The paper notes that group captives also tend to benefit members through greater financial flexibility and protection against losses. “This is due to greater control of and transparency into insurance program costs,” the paper states. “Group captives can also help lower costs via greater member involvement in the insurance process, including oversight of claims handling and reporting. These lower costs can improve cash flow for certain risks, with the return of unused loss funds and investment income via dividends.”
Most companies that join group captives are safety-conscious, despite often being entrepreneurial risk takers. “While they embrace the risk-reward trade-off, they’re not gamblers,” says Sandra Springer, SVP of Marketing for Captive Resources (CRI), a leading consultant to member-owned group captive insurance companies. “They are successful, financially stable, well-run companies that have confidence in their own abilities and dedication to controlling and managing risk. They believe they will outperform actuarial projections, and a large percentage of them do.”
The group captive model can also help to control spiraling litigation costs, the paper notes. Attorney involvement in commercial auto claims – particularly in the trucking industry -- drives expensive litigation and settlement delays that inflate companies’ expenses. A 2020 report from the American Transportation Research Institute found that average verdicts in the U.S. trucking industry grew from approximately $2.3 million to almost $22.3 million between 2010 and 2018 – a 967 percent increase, with the potential for even higher verdicts looming.

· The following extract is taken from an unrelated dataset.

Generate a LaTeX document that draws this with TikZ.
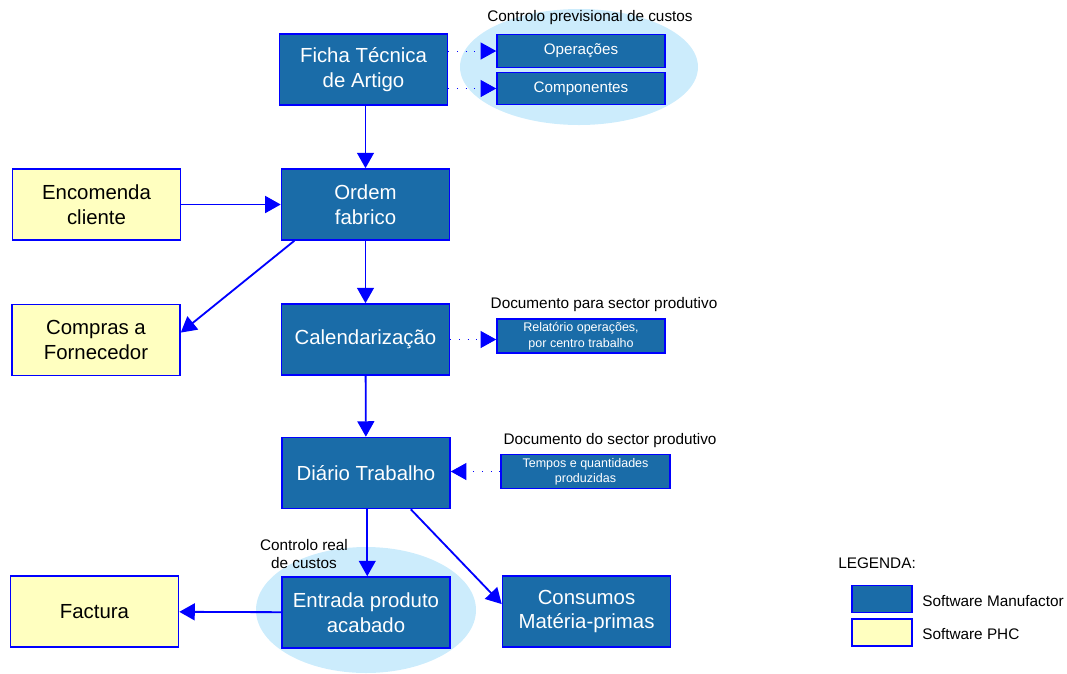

Group captives can help control these costs through careful claims monitoring and review, often through providing additional layers of support that improves claims adjusting effectiveness and efficiency. “Given that members’ premiums are derived from their own loss history, this is yet another way that they are able to lower their premiums, proactively managing and controlling the losses that do occur,” the Triple-I report notes. “Group captives can provide a viable way to protect companies across several lines of casualty insurance. Their prominence is likely to grow as economic and litigation trends continue to increase costs.”